現に、大津波対策の堤防も原発の事故も、その筋の専門家が想定したものよりも地震の力の方が遥かに大きかったわけです。
しかし、そんな中でも引き続き自らの危険を顧みずに救助作業に携わっていただいている方、原発事故を最悪の事態にしないために身を挺して作業にあたっている方が、今もいるのです。
だいこんは、電気を作ることもできないし、現地入りしての救助作業もできないし、原発事故防止の力にもなれません。
綺麗事かもしれませんが、これらのことに関して今だいこんができることは、その世界のプロフェッショナルを信じることと、応援する気持ちを持ち続けることだと思います。
だいこんは、電池や懐中電灯やラジオを売ることくらいしか災害に対する社会貢献ができていないかもしれません。

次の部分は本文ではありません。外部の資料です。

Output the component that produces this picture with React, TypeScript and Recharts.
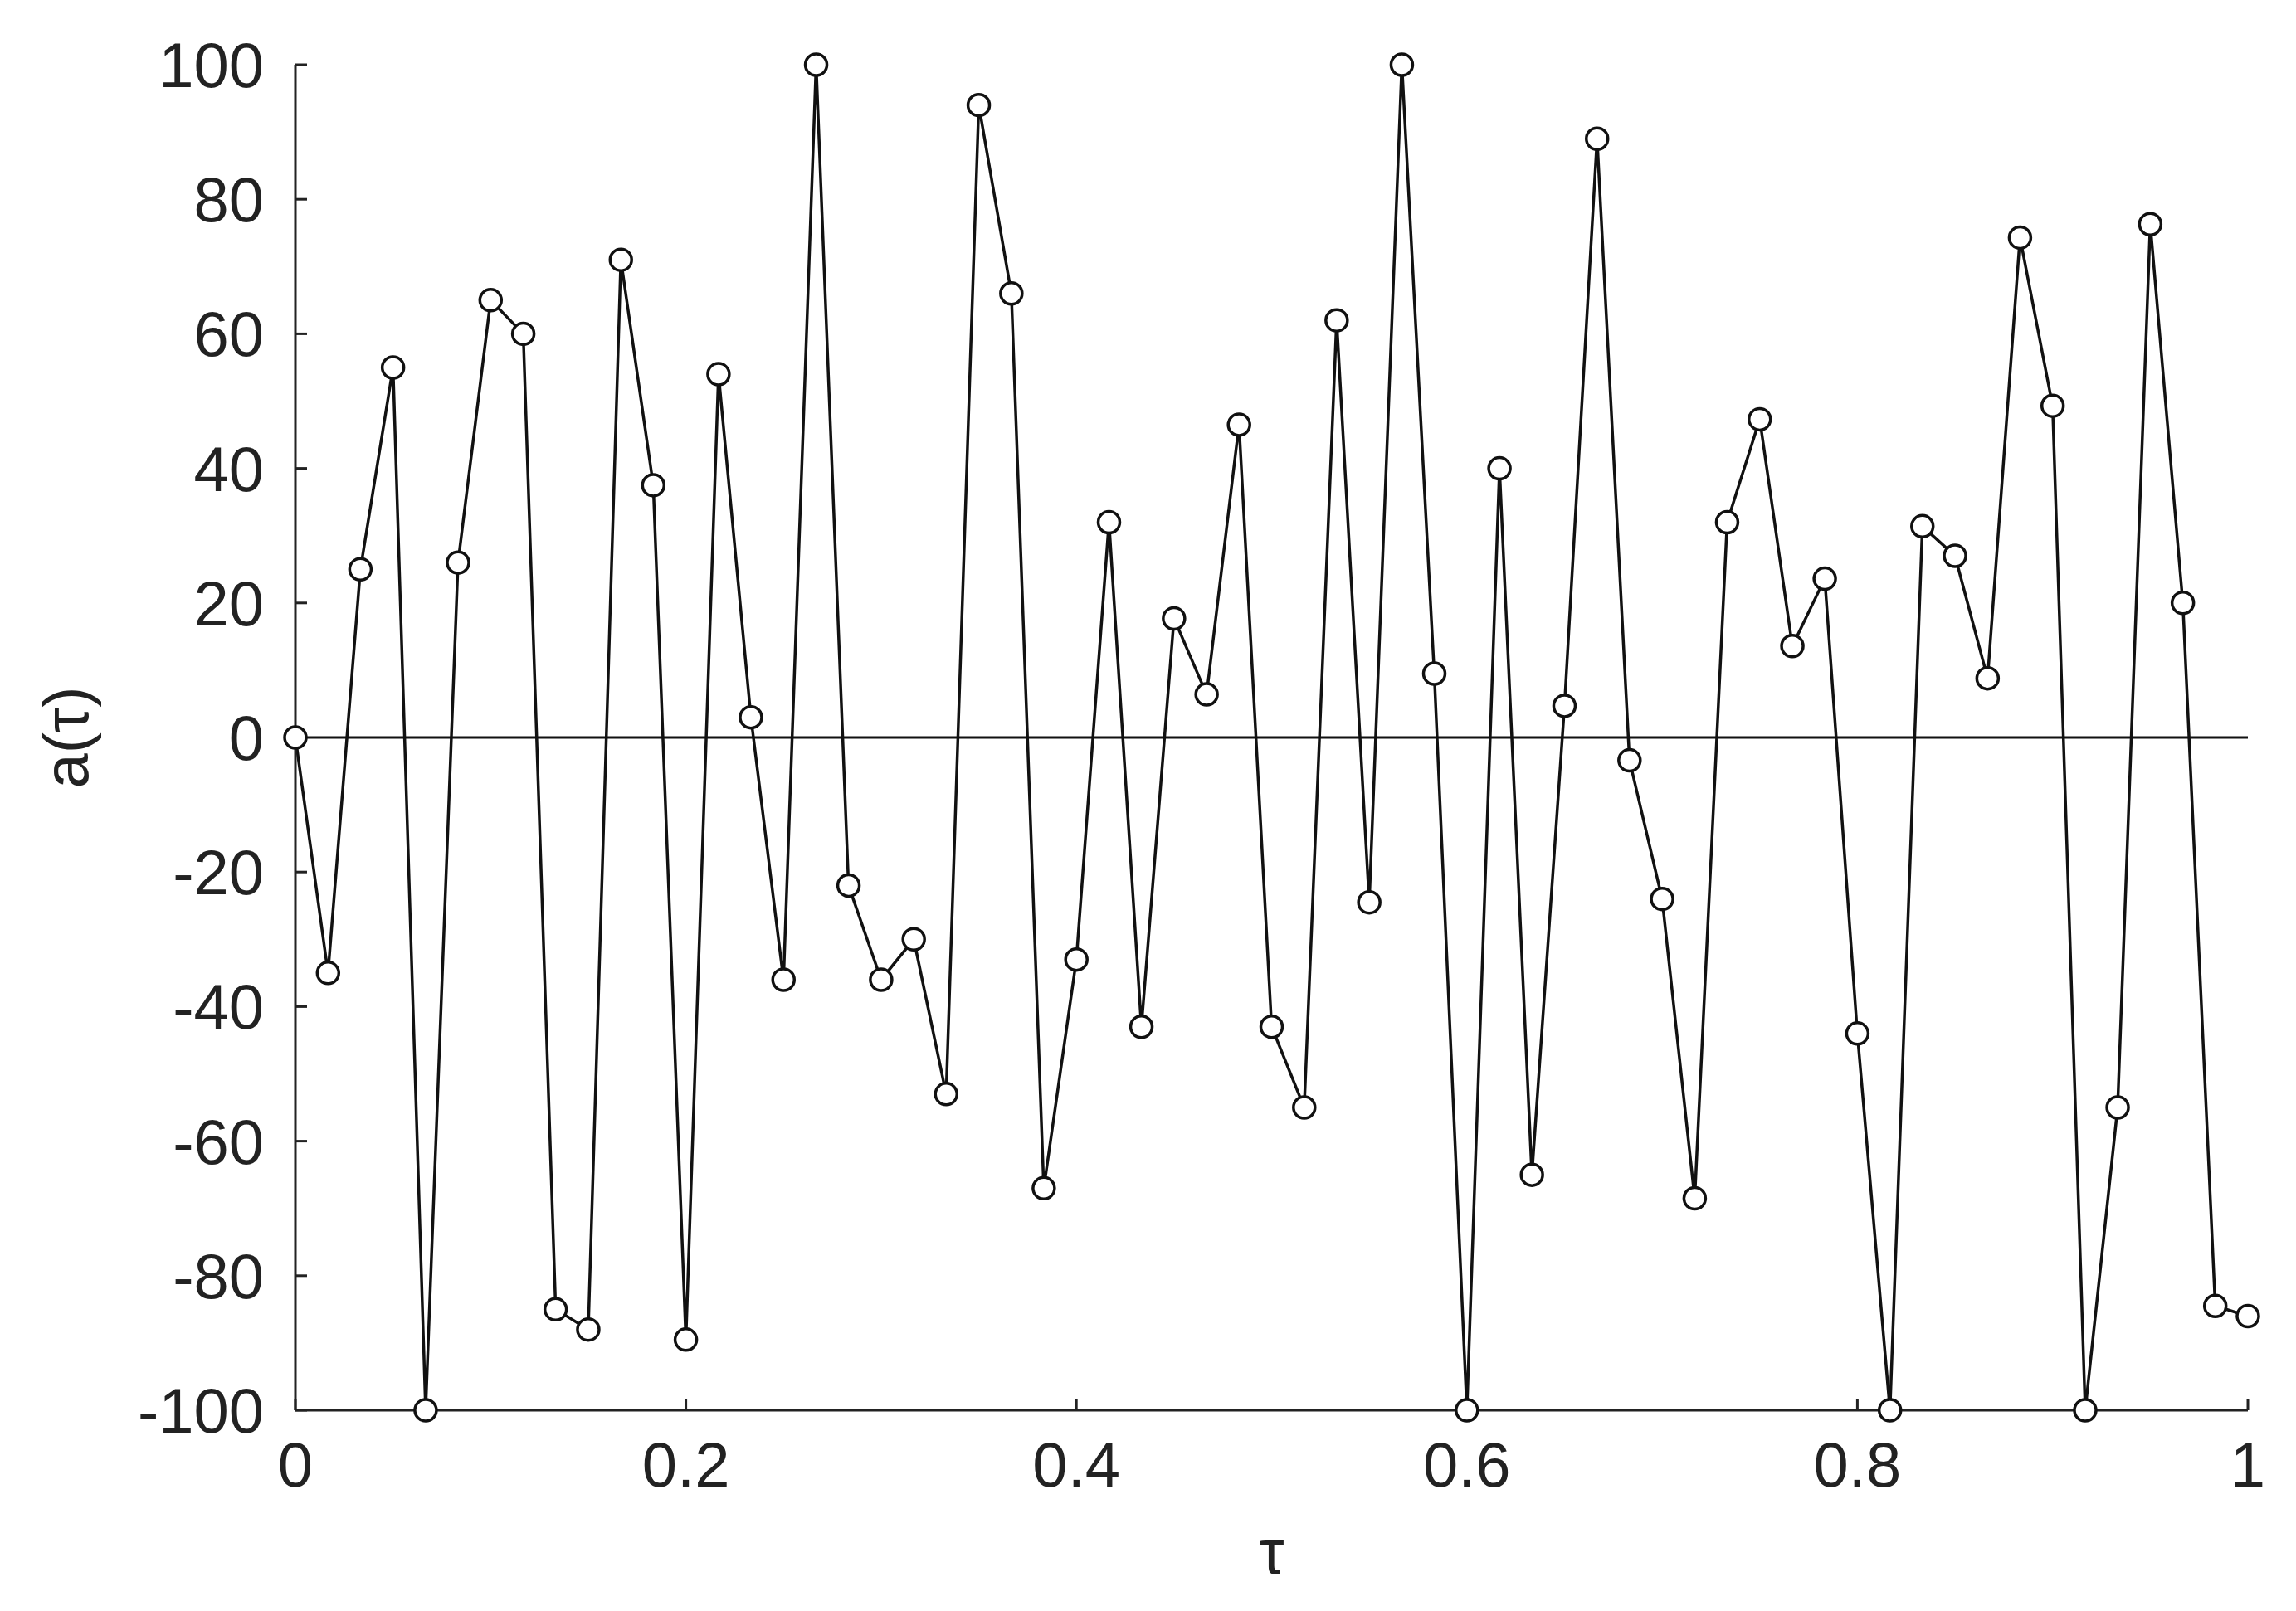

親子連れでご来店。笑顔を絶やさない小さなお子様が電池をレジに持って来て、会計を終えて商品を手にする親御さん。
どんなラジオを買えばいいかわからないお客様から要望を伺って、適切な商品をお薦めして、買っていただく。
こういった場面でお客様が見せる「有り難う」という表情。
今のだいこんは、お客様の表情に救われています。自称「音速のレジ師」ですが、レジでの僅かな時間のコミュニケーションも忘れていません。と同時に、忘れてはいけないと思っています。
電車が止まったり、停電がするかしないかハッキリしなかったり、原発に不安感を持ったり、電池や懐中電灯がが品切れだったり・・・苛立つ気持ちはわかりますが、第一線で災害に対して働いている人がいることを、どうか忘れないでいただきたいと思います。